- **Aim**: From the first line of the data below through the line holding "width=1.8, color=GRAY, pad=12.5)", output each line exactly and leave the pictures out.

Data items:
====================

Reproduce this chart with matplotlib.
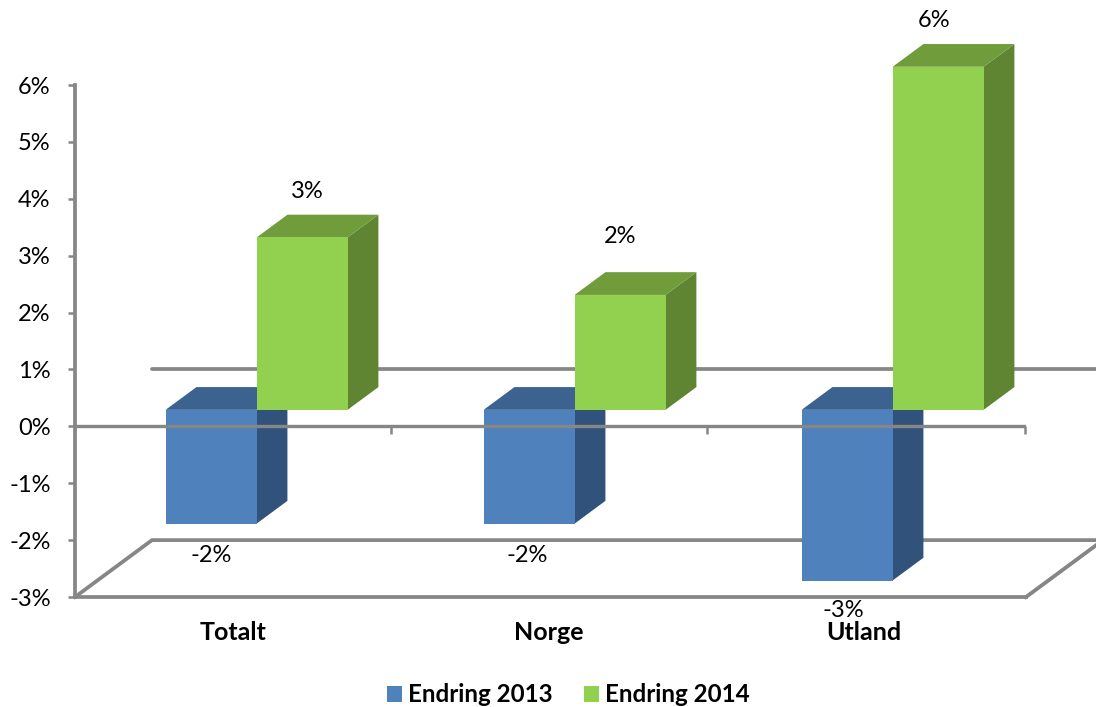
import matplotlib
matplotlib.use("Agg")
import matplotlib.pyplot as plt
from matplotlib.patches import Polygon, Patch

plt.rcParams['font.family'] = ['Lato', 'DejaVu Sans']

categories = ["Totalt", "Norge", "Utland"]
endring_2013 = [-2.0, -2.0, -3.0]
endring_2014 = [3.03, 2.02, 6.03]
y_ticks = [-3, -2, -1, 0, 1, 2, 3, 4, 5, 6]
y_tick_labels = [f"{v}%" for v in y_ticks]
series_names = ["Endring 2013", "Endring 2014"]

W, H = 1096, 707
fig = plt.figure(figsize=(W / 100, H / 100), dpi=100)
ax = fig.add_axes([75 / W, 1 - 597 / H, (1026 - 75) / W, (597 - 85) / H])
ax.set_xlim(-0.5, 2.5)
ax.set_ylim(-3, 6)

GRAY = "#868686"
LW = 2.7
# oblique depth of the 3-D box, in data units
DEPTH_X, DEPTH_Y = 0.243, 1.0
F0, F1 = 0.3, 0.7          # front and back of bars as fraction of depth
BASE = 0.29                # height of the bars' base on the front plane
BAR_W = 0.287
BAR_STEP = 318 / 317       # bars are spaced a little wider than the axis
LABEL_POS = [0, 0.994, 1.988]
SEPARATORS = [0.497, 1.494, 2.497]

for s in ("top", "right"):
    ax.spines[s].set_visible(False)
for s in ("left", "bottom"):
    ax.spines[s].set_color(GRAY)
    ax.spines[s].set_linewidth(LW)
ax.set_xticks(LABEL_POS, categories, fontsize=18, fontweight="bold")
ax.tick_params(axis="x", length=0, pad=17.5)
ax.set_yticks(y_ticks, y_tick_labels, fontsize=17)
ax.tick_params(axis="y", length=5, width=1.8, color=GRAY, pad=12.5)

# back wall / floor
x0, x1 = ax.get_xlim()
ax.plot([x0 + DEPTH_X, x1 + DEPTH_X], [DEPTH_Y, DEPTH_Y], color=GRAY, lw=LW,
        clip_on=False, zorder=1, solid_capstyle="round")
ax.plot([x0, x0 + DEPTH_X, x1 + DEPTH_X, x1],
        [-3, -3 + DEPTH_Y, -3 + DEPTH_Y, -3], color=GRAY, lw=LW,
        clip_on=False, zorder=1, solid_joinstyle="miter")
ax.plot([x1, x1 + DEPTH_X], [-3, -3 + DEPTH_Y], color=GRAY, lw=LW * 0.8,
        clip_on=False, zorder=1)


def box(cat, side, value, front, dark, mid, z):
    left = cat * BAR_STEP + F0 * DEPTH_X + (0 if side else -BAR_W)
    base = BASE
    ax.bar(left, value, BAR_W, bottom=base, align="edge", color=front,
           zorder=z + 0.2, clip_on=False)
    right = left + BAR_W
    top = base + value
    dx = (F1 - F0) * DEPTH_X
    dy = (F1 - F0) * DEPTH_Y
    ax.add_patch(Polygon([(right, base), (right + dx, base + dy),
                          (right + dx, top + dy), (right, top)],
                         closed=True, fc=dark, ec="none", zorder=z, clip_on=False))
    high = max(base, top)
    ax.add_patch(Polygon([(left, high), (left + dx, high + dy),
                          (right + dx, high + dy), (right, high)],
                         closed=True, fc=mid, ec="none", zorder=z + 0.1, clip_on=False))
    return left + BAR_W / 2


label_offsets_13 = [(0, -31.5), (-2, -31.5), (-4, -30)]
label_offsets_14 = [(5, 45.5), (0, 58), (-4, 46)]

for i, (a, b) in enumerate(zip(endring_2013, endring_2014)):
    xa = box(i, 0, a, "#4F81BD", "#31527A", "#3C6290", 2)
    xb = box(i, 1, b, "#92D050", "#5F8532", "#719C3C", 3)
    ax.annotate(f"{round(a)}%", (xa, BASE + a), xytext=label_offsets_13[i],
                textcoords="offset pixels", ha="center", va="center",
                fontsize=17, annotation_clip=False, zorder=6)
    ax.annotate(f"{round(b)}%", (xb, BASE + b), xytext=label_offsets_14[i],
                textcoords="offset pixels", ha="center", va="center",
                fontsize=17, annotation_clip=False, zorder=6)

# zero line with category separators
ax.axhline(0, color=GRAY, lw=LW * 0.9, zorder=5)
ax.vlines(SEPARATORS, -0.14, 0, color=GRAY, lw=1.8, zorder=5, clip_on=False)
ax.vlines([-0.5], -0.08, 0, color=GRAY, lw=1.8, zorder=5, clip_on=False)

handles = [Patch(fc="#4F81BD", label=series_names[0]),
           Patch(fc="#92D050", label=series_names[1])]
fig.legend(handles=handles, loc="center", bbox_to_anchor=(568.5 / W, 1 - 695 / H),
           ncol=2, frameon=False, prop={"size": 17.4, "weight": "bold"},
           handlelength=0.62, handleheight=0.62, handletextpad=0.25,
           columnspacing=1.32, borderpad=0)

fig.savefig("out.png", dpi=100)
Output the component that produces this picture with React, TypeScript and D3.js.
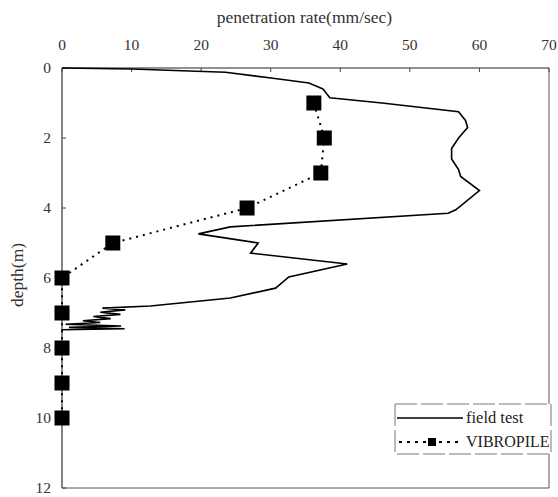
import React from "react";
import * as d3 from "d3";

const fieldDepth = [0, 0.03, 0.12, 0.3, 0.43, 0.6, 0.85, 1.0, 1.25, 1.5, 1.7, 2.0, 2.3, 2.6, 2.9, 3.1, 3.5, 4.05, 4.15, 4.54, 4.74, 5.0, 5.29, 5.6, 5.97, 6.29, 6.57, 6.8, 6.86, 6.91, 6.98, 7.04, 7.1, 7.16, 7.22, 7.27, 7.32, 7.37, 7.41, 7.45, 7.48, 7.5];
const fieldRate = [0, 10, 23.5, 30.6, 35.5, 37.5, 38.5, 46, 57, 58, 58.3, 57, 56, 56, 57, 57.3, 60, 56.6, 55.5, 24.2, 19.6, 28.2, 27.1, 41.0, 32.6, 30.7, 24.2, 12.7, 5.8, 9.1, 5.5, 8.4, 4.5, 7.0, 3.0, 5.5, 0.5, 8.5, 1.0, 9.0, 0, 0];

const vibroDepth = [1, 2, 3, 4, 5, 6, 7, 8, 9, 10];
const vibroRate = [36.2, 37.7, 37.2, 26.6, 7.3, 0, 0, 0, 0, 0];

const xTicks = [0, 10, 20, 30, 40, 50, 60, 70];
const yTicks = [0, 2, 4, 6, 8, 10, 12];

const W = 558, H = 497;
const L = 62, R = 549, T = 68, B = 488;
const FONT = "'Liberation Serif', 'DejaVu Serif', serif";

export default function App() {
  const x = d3.scaleLinear().domain([0, 70]).range([L, R]);
  const y = d3.scaleLinear().domain([0, 12]).range([T, B]);

  const fieldPts: [number, number][] = fieldDepth.map((d, i) => [fieldRate[i], d]);
  const vibroPts: [number, number][] = vibroDepth.map((d, i) => [vibroRate[i], d]);
  const line = d3.line<[number, number]>().x(p => x(p[0])).y(p => y(p[1]));

  const sq = 15;
  const lgX = 395, lgY = 404, lgW = 156, lgH = 50;

  return (
    <svg width={W} height={H} style={{ position: "absolute", left: 0, top: 0, background: "#fff" }}>
      <rect x={0} y={0} width={W} height={H} fill="#fff" />
      {/* frame */}
      <line x1={L} y1={T} x2={R} y2={T} stroke="#222" strokeWidth={1.2} />
      <line x1={L} y1={T} x2={L} y2={B} stroke="#333" strokeWidth={1.2} />
      <line x1={R} y1={T} x2={R} y2={B} stroke="#555" strokeWidth={1} />
      <line x1={L} y1={B} x2={R} y2={B} stroke="#555" strokeWidth={1} />
      {/* ticks */}
      {xTicks.map(t => (
        <g key={"xt" + t}>
          <line x1={x(t)} y1={T} x2={x(t)} y2={T + 4} stroke="#444" strokeWidth={1} />
          <text x={x(t)} y={T - 18} textAnchor="middle" fontFamily={FONT} fontSize={15.5} fill="#333">{t}</text>
        </g>
      ))}
      {yTicks.map(t => (
        <g key={"yt" + t}>
          <line x1={L} y1={y(t)} x2={L + 4} y2={y(t)} stroke="#444" strokeWidth={1} />
          <text x={L - 11} y={y(t) + 5} textAnchor="end" fontFamily={FONT} fontSize={15.5} fill="#333">{t}</text>
        </g>
      ))}
      <text x={(L + R) / 2 - 1} y={23} textAnchor="middle" fontFamily={FONT} fontSize={17.5} fill="#333">penetration rate(mm/sec)</text>
      <text transform={`translate(23,${(T + B) / 2 - 3}) rotate(-90)`} textAnchor="middle" fontFamily={FONT} fontSize={17.5} fill="#333">depth(m)</text>

      {/* field test */}
      <path d={line(fieldPts) || ""} fill="none" stroke="#000" strokeWidth={1.6} strokeLinejoin="miter" />
      {/* vibropile */}
      <path d={line(vibroPts) || ""} fill="none" stroke="#000" strokeWidth={2} strokeDasharray="2 5" />
      {vibroPts.map((p, i) => (
        <rect key={"v" + i} x={x(p[0]) - sq / 2} y={y(p[1]) - sq / 2} width={sq} height={sq} fill="#000" />
      ))}

      {/* legend */}
      <rect x={lgX} y={lgY} width={lgW} height={lgH} fill="#fff" stroke="#777" strokeWidth={1} strokeDasharray="22 4" />
      <line x1={lgX + 2} y1={lgY + 14} x2={lgX + 68} y2={lgY + 14} stroke="#000" strokeWidth={1.6} />
      <text x={lgX + 71} y={lgY + 19} fontFamily={FONT} fontSize={16.5} fill="#222">field test</text>
      <line x1={lgX + 4} y1={lgY + 38} x2={lgX + 68} y2={lgY + 38} stroke="#000" strokeWidth={2} strokeDasharray="3 5" />
      <rect x={lgX + 33} y={lgY + 34} width={8} height={8} fill="#000" />
      <text x={lgX + 71} y={lgY + 43} fontFamily={FONT} fontSize={16} fill="#222">VIBROPILE</text>
    </svg>
  );
}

====================

- **The output**:
Reproduce this chart with matplotlib.
import matplotlib
matplotlib.use("Agg")
import matplotlib.pyplot as plt
from matplotlib.patches import Polygon, Patch

plt.rcParams['font.family'] = ['Lato', 'DejaVu Sans']

categories = ["Totalt", "Norge", "Utland"]
endring_2013 = [-2.0, -2.0, -3.0]
endring_2014 = [3.03, 2.02, 6.03]
y_ticks = [-3, -2, -1, 0, 1, 2, 3, 4, 5, 6]
y_tick_labels = [f"{v}%" for v in y_ticks]
series_names = ["Endring 2013", "Endring 2014"]

W, H = 1096, 707
fig = plt.figure(figsize=(W / 100, H / 100), dpi=100)
ax = fig.add_axes([75 / W, 1 - 597 / H, (1026 - 75) / W, (597 - 85) / H])
ax.set_xlim(-0.5, 2.5)
ax.set_ylim(-3, 6)

GRAY = "#868686"
LW = 2.7
# oblique depth of the 3-D box, in data units
DEPTH_X, DEPTH_Y = 0.243, 1.0
F0, F1 = 0.3, 0.7          # front and back of bars as fraction of depth
BASE = 0.29                # height of the bars' base on the front plane
BAR_W = 0.287
BAR_STEP = 318 / 317       # bars are spaced a little wider than the axis
LABEL_POS = [0, 0.994, 1.988]
SEPARATORS = [0.497, 1.494, 2.497]

for s in ("top", "right"):
    ax.spines[s].set_visible(False)
for s in ("left", "bottom"):
    ax.spines[s].set_color(GRAY)
    ax.spines[s].set_linewidth(LW)
ax.set_xticks(LABEL_POS, categories, fontsize=18, fontweight="bold")
ax.tick_params(axis="x", length=0, pad=17.5)
ax.set_yticks(y_ticks, y_tick_labels, fontsize=17)
ax.tick_params(axis="y", length=5, width=1.8, color=GRAY, pad=12.5)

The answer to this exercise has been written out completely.